Exercise goal -
Repeat the data below exactly, dropping any pictures it holds.

Data shown -

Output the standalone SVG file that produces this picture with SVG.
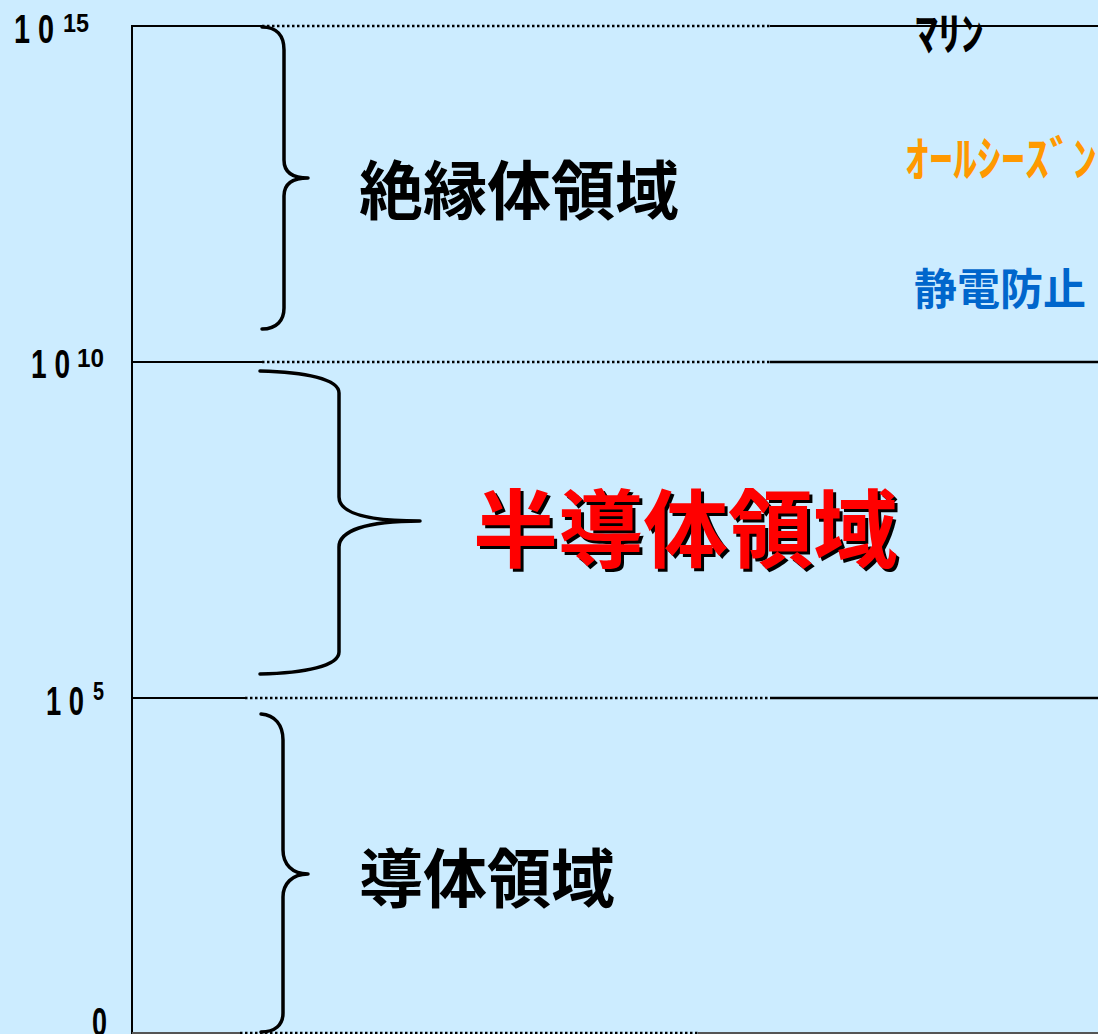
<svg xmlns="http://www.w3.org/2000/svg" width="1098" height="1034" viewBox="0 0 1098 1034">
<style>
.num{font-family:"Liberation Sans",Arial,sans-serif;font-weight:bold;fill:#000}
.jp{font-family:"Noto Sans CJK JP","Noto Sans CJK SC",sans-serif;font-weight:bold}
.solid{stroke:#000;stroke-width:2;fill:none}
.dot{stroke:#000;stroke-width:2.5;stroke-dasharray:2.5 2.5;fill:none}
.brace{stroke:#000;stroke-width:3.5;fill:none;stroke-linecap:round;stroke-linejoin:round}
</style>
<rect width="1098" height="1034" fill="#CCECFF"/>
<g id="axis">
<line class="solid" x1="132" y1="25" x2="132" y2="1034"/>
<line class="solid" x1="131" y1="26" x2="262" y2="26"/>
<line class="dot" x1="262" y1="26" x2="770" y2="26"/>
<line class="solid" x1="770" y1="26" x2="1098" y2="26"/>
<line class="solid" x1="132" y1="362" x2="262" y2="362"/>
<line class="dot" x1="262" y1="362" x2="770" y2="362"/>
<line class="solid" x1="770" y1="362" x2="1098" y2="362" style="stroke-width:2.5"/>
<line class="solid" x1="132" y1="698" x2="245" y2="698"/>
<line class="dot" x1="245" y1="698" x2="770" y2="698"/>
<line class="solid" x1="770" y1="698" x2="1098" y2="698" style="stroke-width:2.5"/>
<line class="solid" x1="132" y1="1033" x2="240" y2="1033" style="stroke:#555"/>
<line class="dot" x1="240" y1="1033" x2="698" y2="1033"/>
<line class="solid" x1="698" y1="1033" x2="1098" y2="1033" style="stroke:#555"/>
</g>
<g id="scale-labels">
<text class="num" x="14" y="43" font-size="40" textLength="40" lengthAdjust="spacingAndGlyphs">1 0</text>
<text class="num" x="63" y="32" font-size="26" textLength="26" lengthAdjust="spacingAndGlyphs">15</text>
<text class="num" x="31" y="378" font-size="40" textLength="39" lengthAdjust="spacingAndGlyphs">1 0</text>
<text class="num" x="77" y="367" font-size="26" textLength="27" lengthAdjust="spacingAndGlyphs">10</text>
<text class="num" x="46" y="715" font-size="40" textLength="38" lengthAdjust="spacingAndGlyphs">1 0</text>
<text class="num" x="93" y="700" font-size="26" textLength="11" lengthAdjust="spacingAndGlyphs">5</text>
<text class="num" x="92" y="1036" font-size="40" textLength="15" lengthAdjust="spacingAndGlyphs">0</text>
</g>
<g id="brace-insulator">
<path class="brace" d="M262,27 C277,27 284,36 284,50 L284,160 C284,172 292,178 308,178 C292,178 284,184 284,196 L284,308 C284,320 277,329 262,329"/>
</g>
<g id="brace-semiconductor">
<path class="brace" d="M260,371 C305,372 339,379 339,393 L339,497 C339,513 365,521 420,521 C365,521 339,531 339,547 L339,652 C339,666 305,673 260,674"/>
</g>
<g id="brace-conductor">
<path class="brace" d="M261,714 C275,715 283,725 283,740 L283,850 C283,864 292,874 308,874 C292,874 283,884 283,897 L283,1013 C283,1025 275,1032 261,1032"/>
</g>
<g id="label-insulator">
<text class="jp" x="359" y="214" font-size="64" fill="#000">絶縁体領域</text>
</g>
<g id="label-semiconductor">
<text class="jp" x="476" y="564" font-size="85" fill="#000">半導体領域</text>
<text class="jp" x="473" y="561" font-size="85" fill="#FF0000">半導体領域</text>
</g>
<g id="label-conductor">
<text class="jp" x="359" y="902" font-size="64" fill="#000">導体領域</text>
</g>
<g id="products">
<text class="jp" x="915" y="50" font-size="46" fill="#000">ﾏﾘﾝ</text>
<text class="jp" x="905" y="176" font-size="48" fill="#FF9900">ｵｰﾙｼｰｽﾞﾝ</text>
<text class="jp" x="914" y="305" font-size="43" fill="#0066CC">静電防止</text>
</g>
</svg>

Solved exercise -
Output the standalone SVG file that produces this picture with SVG.
<svg xmlns="http://www.w3.org/2000/svg" width="1098" height="1034" viewBox="0 0 1098 1034">
<style>
.num{font-family:"Liberation Sans",Arial,sans-serif;font-weight:bold;fill:#000}
.jp{font-family:"Noto Sans CJK JP","Noto Sans CJK SC",sans-serif;font-weight:bold}
.solid{stroke:#000;stroke-width:2;fill:none}
.dot{stroke:#000;stroke-width:2.5;stroke-dasharray:2.5 2.5;fill:none}
.brace{stroke:#000;stroke-width:3.5;fill:none;stroke-linecap:round;stroke-linejoin:round}
</style>
<rect width="1098" height="1034" fill="#CCECFF"/>
<g id="axis">
<line class="solid" x1="132" y1="25" x2="132" y2="1034"/>
<line class="solid" x1="131" y1="26" x2="262" y2="26"/>
<line class="dot" x1="262" y1="26" x2="770" y2="26"/>
<line class="solid" x1="770" y1="26" x2="1098" y2="26"/>
<line class="solid" x1="132" y1="362" x2="262" y2="362"/>
<line class="dot" x1="262" y1="362" x2="770" y2="362"/>
<line class="solid" x1="770" y1="362" x2="1098" y2="362" style="stroke-width:2.5"/>
<line class="solid" x1="132" y1="698" x2="245" y2="698"/>
<line class="dot" x1="245" y1="698" x2="770" y2="698"/>
<line class="solid" x1="770" y1="698" x2="1098" y2="698" style="stroke-width:2.5"/>
<line class="solid" x1="132" y1="1033" x2="240" y2="1033" style="stroke:#555"/>
<line class="dot" x1="240" y1="1033" x2="698" y2="1033"/>
<line class="solid" x1="698" y1="1033" x2="1098" y2="1033" style="stroke:#555"/>
</g>
<g id="scale-labels">
<text class="num" x="14" y="43" font-size="40" textLength="40" lengthAdjust="spacingAndGlyphs">1 0</text>
<text class="num" x="63" y="32" font-size="26" textLength="26" lengthAdjust="spacingAndGlyphs">15</text>
<text class="num" x="31" y="378" font-size="40" textLength="39" lengthAdjust="spacingAndGlyphs">1 0</text>
<text class="num" x="77" y="367" font-size="26" textLength="27" lengthAdjust="spacingAndGlyphs">10</text>
<text class="num" x="46" y="715" font-size="40" textLength="38" lengthAdjust="spacingAndGlyphs">1 0</text>
<text class="num" x="93" y="700" font-size="26" textLength="11" lengthAdjust="spacingAndGlyphs">5</text>
<text class="num" x="92" y="1036" font-size="40" textLength="15" lengthAdjust="spacingAndGlyphs">0</text>
</g>
<g id="brace-insulator">
<path class="brace" d="M262,27 C277,27 284,36 284,50 L284,160 C284,172 292,178 308,178 C292,178 284,184 284,196 L284,308 C284,320 277,329 262,329"/>
</g>
<g id="brace-semiconductor">
<path class="brace" d="M260,371 C305,372 339,379 339,393 L339,497 C339,513 365,521 420,521 C365,521 339,531 339,547 L339,652 C339,666 305,673 260,674"/>
</g>
<g id="brace-conductor">
<path class="brace" d="M261,714 C275,715 283,725 283,740 L283,850 C283,864 292,874 308,874 C292,874 283,884 283,897 L283,1013 C283,1025 275,1032 261,1032"/>
</g>
<g id="label-insulator">
<text class="jp" x="359" y="214" font-size="64" fill="#000">絶縁体領域</text>
</g>
<g id="label-semiconductor">
<text class="jp" x="476" y="564" font-size="85" fill="#000">半導体領域</text>
<text class="jp" x="473" y="561" font-size="85" fill="#FF0000">半導体領域</text>
</g>
<g id="label-conductor">
<text class="jp" x="359" y="902" font-size="64" fill="#000">導体領域</text>
</g>
<g id="products">
<text class="jp" x="915" y="50" font-size="46" fill="#000">ﾏﾘﾝ</text>
<text class="jp" x="905" y="176" font-size="48" fill="#FF9900">ｵｰﾙｼｰｽﾞﾝ</text>
<text class="jp" x="914" y="305" font-size="43" fill="#0066CC">静電防止</text>
</g>
</svg>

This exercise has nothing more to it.